◆ **Recorded data**

------------------------------------------------------------------------

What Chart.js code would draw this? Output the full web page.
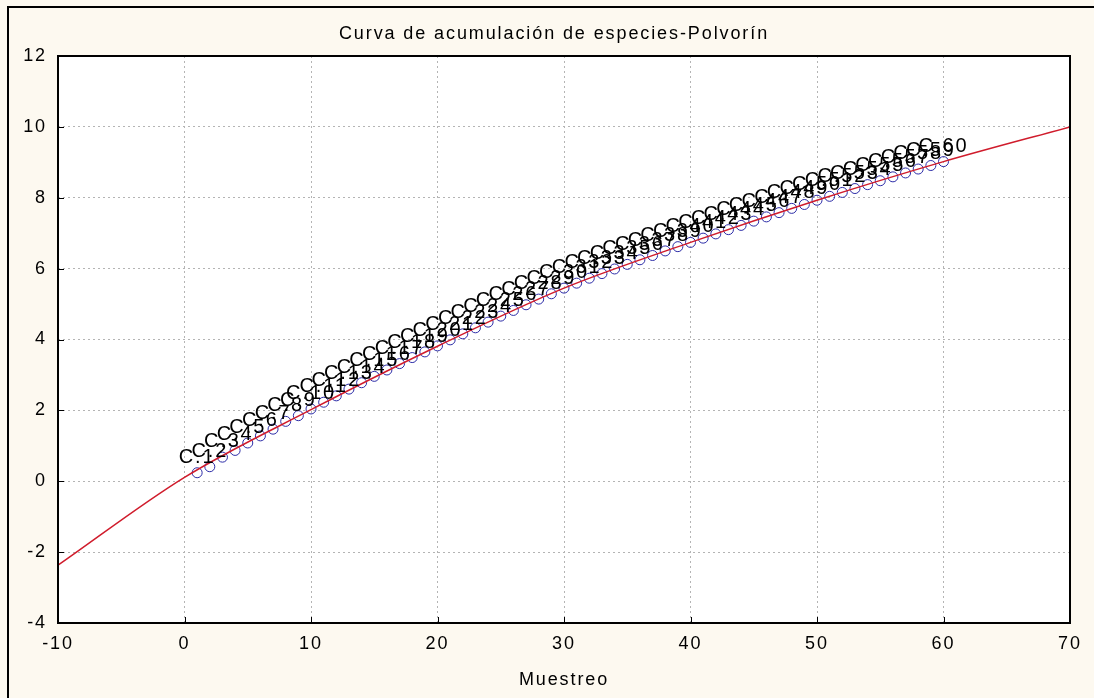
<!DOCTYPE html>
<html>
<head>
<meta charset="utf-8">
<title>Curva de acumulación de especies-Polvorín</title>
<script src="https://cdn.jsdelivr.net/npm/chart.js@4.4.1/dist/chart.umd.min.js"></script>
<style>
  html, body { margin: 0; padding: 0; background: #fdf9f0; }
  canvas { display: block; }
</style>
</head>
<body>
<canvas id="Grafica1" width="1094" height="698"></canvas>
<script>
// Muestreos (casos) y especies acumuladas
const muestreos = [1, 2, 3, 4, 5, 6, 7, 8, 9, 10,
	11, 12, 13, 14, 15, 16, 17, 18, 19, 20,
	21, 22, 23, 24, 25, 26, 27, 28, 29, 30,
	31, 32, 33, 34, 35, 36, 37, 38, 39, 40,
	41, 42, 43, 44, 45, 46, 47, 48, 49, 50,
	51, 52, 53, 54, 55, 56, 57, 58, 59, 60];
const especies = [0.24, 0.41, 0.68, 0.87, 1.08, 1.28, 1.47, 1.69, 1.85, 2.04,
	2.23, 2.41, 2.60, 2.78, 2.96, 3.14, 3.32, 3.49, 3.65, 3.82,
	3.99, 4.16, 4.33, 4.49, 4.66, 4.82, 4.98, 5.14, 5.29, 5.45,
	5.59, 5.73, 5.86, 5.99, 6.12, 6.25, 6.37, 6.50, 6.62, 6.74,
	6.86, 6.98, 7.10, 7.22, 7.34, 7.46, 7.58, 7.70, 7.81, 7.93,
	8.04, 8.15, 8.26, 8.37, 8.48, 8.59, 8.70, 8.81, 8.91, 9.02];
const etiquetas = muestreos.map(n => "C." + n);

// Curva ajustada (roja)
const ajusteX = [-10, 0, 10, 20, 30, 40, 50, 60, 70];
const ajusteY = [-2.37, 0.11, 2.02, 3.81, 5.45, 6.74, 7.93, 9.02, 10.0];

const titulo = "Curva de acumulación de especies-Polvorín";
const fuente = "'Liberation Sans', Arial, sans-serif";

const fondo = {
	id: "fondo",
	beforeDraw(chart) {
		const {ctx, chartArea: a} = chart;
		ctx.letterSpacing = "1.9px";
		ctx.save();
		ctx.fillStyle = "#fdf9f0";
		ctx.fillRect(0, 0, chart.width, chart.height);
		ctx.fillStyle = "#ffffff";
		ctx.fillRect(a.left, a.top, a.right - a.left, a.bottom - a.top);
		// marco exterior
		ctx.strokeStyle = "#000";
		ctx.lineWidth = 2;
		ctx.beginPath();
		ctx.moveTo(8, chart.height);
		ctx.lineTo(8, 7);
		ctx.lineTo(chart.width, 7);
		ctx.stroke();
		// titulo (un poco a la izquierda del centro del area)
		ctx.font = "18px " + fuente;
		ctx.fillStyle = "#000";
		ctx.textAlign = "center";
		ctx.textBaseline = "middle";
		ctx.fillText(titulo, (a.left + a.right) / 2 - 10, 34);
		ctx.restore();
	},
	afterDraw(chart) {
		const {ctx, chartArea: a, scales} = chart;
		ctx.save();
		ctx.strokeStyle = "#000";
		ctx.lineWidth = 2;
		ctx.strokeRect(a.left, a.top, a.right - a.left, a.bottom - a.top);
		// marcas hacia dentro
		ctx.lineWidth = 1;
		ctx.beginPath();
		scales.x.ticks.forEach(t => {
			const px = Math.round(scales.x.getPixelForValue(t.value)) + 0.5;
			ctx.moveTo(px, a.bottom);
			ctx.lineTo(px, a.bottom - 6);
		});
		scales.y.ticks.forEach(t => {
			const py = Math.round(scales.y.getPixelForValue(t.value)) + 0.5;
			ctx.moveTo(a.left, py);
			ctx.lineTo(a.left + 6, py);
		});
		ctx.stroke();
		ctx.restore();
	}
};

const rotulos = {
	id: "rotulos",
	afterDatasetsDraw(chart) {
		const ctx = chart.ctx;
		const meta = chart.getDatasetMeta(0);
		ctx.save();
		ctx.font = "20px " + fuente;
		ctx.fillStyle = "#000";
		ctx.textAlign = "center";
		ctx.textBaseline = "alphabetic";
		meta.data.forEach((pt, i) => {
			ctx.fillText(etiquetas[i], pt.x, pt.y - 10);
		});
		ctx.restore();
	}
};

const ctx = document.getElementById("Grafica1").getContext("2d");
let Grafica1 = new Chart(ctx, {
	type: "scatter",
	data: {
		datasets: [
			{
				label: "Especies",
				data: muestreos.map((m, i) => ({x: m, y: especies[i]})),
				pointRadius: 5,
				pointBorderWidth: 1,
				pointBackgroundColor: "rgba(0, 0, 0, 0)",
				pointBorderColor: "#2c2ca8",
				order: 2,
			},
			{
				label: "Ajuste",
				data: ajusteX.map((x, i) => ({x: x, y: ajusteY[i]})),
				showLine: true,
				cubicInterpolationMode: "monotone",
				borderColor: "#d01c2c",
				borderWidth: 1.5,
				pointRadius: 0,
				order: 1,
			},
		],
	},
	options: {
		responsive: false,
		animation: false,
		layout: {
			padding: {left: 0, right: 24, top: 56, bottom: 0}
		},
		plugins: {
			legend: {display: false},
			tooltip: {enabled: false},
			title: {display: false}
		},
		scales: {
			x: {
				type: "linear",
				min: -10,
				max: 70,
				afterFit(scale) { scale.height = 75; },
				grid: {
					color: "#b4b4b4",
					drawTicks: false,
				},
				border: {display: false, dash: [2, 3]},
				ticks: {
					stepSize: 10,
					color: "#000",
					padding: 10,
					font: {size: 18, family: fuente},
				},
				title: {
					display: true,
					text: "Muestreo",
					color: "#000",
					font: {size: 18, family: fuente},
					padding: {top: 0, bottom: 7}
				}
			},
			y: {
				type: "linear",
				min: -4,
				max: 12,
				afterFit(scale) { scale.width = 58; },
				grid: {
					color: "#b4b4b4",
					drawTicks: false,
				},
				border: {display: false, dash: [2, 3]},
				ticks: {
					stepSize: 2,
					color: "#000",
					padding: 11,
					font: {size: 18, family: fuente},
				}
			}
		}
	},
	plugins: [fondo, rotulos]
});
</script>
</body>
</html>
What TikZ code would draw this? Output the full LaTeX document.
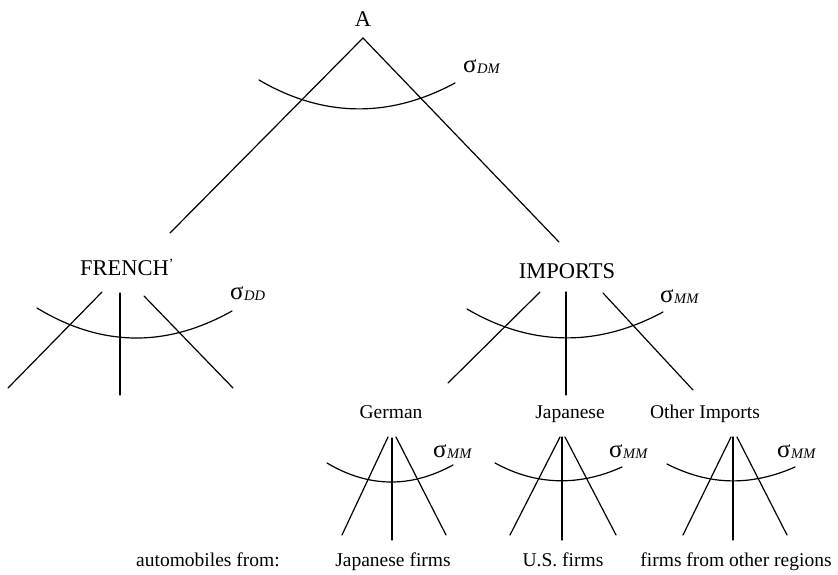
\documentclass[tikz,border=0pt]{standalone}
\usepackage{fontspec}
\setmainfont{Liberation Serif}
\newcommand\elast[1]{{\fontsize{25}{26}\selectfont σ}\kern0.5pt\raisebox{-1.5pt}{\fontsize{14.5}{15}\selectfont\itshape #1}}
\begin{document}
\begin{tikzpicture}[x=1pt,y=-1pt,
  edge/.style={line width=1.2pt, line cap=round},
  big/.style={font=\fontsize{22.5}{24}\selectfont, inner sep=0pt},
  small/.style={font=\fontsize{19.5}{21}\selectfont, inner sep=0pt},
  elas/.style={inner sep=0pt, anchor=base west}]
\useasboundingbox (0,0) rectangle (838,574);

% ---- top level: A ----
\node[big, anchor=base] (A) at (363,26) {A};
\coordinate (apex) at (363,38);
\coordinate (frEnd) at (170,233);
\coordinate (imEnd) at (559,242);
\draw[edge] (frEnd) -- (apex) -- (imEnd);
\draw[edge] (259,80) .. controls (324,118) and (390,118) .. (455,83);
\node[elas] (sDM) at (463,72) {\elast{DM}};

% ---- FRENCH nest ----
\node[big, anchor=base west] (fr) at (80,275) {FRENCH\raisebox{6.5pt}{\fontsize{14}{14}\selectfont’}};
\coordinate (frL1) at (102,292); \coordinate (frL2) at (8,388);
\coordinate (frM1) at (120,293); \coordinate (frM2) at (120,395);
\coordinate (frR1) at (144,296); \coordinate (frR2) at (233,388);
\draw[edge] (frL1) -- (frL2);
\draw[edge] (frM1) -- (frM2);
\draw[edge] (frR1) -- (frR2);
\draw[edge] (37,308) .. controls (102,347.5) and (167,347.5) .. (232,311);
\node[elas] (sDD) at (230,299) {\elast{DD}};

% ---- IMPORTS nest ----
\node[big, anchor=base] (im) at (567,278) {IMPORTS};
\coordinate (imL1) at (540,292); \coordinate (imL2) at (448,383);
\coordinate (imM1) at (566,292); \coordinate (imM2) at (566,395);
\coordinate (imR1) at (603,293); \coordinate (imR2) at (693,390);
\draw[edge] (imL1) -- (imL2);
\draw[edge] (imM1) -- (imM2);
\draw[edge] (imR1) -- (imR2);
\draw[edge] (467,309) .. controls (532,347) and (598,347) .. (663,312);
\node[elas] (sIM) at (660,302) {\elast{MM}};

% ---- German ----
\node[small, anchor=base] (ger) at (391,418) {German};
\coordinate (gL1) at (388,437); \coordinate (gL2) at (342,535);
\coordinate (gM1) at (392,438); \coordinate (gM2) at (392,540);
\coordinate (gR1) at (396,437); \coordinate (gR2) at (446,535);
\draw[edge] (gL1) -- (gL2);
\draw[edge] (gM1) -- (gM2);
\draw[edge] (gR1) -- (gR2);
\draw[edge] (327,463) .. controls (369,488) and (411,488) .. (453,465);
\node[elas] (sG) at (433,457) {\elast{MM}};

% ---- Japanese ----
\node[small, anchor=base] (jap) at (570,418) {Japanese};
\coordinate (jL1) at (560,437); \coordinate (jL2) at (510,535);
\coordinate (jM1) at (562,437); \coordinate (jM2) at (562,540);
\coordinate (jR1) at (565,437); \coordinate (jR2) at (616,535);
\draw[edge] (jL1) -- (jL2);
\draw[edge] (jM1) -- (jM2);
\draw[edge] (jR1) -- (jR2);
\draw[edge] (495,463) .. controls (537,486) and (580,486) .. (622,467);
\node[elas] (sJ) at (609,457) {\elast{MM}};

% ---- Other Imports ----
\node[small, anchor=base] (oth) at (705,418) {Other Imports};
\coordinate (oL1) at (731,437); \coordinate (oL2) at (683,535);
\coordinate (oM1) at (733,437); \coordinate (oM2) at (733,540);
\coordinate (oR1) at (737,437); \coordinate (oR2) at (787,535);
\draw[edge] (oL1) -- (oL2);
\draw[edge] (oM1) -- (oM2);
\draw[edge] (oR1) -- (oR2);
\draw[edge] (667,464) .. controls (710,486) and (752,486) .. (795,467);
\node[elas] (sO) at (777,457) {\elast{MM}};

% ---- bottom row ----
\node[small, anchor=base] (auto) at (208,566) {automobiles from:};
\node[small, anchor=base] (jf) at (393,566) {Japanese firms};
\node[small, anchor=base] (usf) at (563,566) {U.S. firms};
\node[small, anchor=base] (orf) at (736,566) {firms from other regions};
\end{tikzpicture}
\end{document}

------------------------------------------------------------------------

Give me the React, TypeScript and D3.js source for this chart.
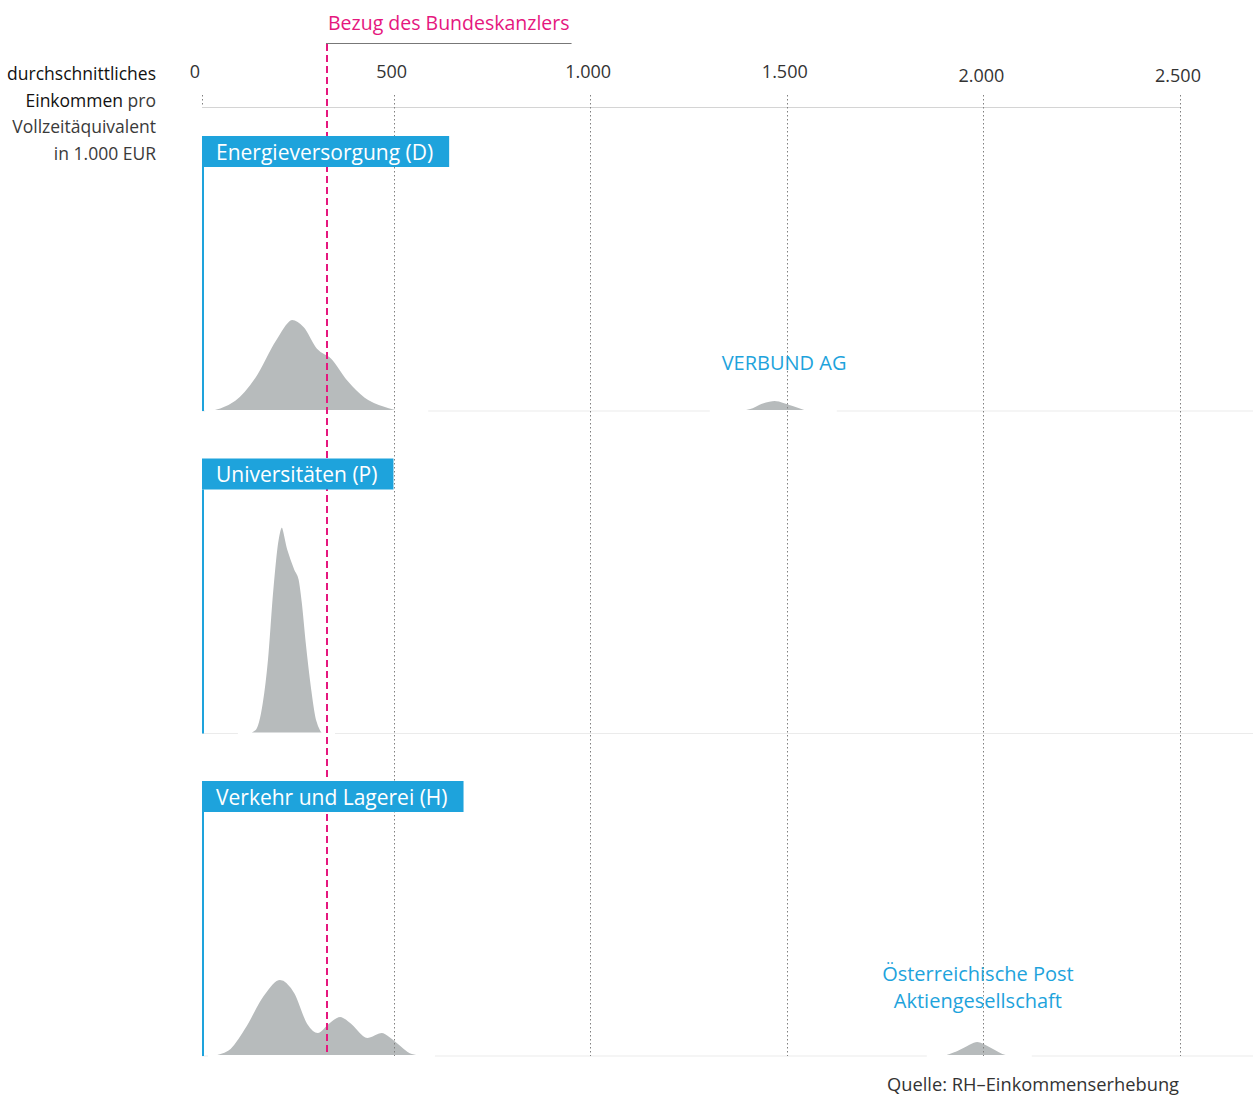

------------------------------------------------------------------------

◆ **Required task**
Above are the records. Copy only the lines from the one with "What TikZ code" through the one with "(sIM) at (660,302)", exactly, with no pictures.

◆ **Result of the task**
What TikZ code would draw this? Output the full LaTeX document.
\documentclass[tikz,border=0pt]{standalone}
\usepackage{fontspec}
\setmainfont{Liberation Serif}
\newcommand\elast[1]{{\fontsize{25}{26}\selectfont σ}\kern0.5pt\raisebox{-1.5pt}{\fontsize{14.5}{15}\selectfont\itshape #1}}
\begin{document}
\begin{tikzpicture}[x=1pt,y=-1pt,
  edge/.style={line width=1.2pt, line cap=round},
  big/.style={font=\fontsize{22.5}{24}\selectfont, inner sep=0pt},
  small/.style={font=\fontsize{19.5}{21}\selectfont, inner sep=0pt},
  elas/.style={inner sep=0pt, anchor=base west}]
\useasboundingbox (0,0) rectangle (838,574);

% ---- top level: A ----
\node[big, anchor=base] (A) at (363,26) {A};
\coordinate (apex) at (363,38);
\coordinate (frEnd) at (170,233);
\coordinate (imEnd) at (559,242);
\draw[edge] (frEnd) -- (apex) -- (imEnd);
\draw[edge] (259,80) .. controls (324,118) and (390,118) .. (455,83);
\node[elas] (sDM) at (463,72) {\elast{DM}};

% ---- FRENCH nest ----
\node[big, anchor=base west] (fr) at (80,275) {FRENCH\raisebox{6.5pt}{\fontsize{14}{14}\selectfont’}};
\coordinate (frL1) at (102,292); \coordinate (frL2) at (8,388);
\coordinate (frM1) at (120,293); \coordinate (frM2) at (120,395);
\coordinate (frR1) at (144,296); \coordinate (frR2) at (233,388);
\draw[edge] (frL1) -- (frL2);
\draw[edge] (frM1) -- (frM2);
\draw[edge] (frR1) -- (frR2);
\draw[edge] (37,308) .. controls (102,347.5) and (167,347.5) .. (232,311);
\node[elas] (sDD) at (230,299) {\elast{DD}};

% ---- IMPORTS nest ----
\node[big, anchor=base] (im) at (567,278) {IMPORTS};
\coordinate (imL1) at (540,292); \coordinate (imL2) at (448,383);
\coordinate (imM1) at (566,292); \coordinate (imM2) at (566,395);
\coordinate (imR1) at (603,293); \coordinate (imR2) at (693,390);
\draw[edge] (imL1) -- (imL2);
\draw[edge] (imM1) -- (imM2);
\draw[edge] (imR1) -- (imR2);
\draw[edge] (467,309) .. controls (532,347) and (598,347) .. (663,312);
\node[elas] (sIM) at (660,302) {\elast{MM}};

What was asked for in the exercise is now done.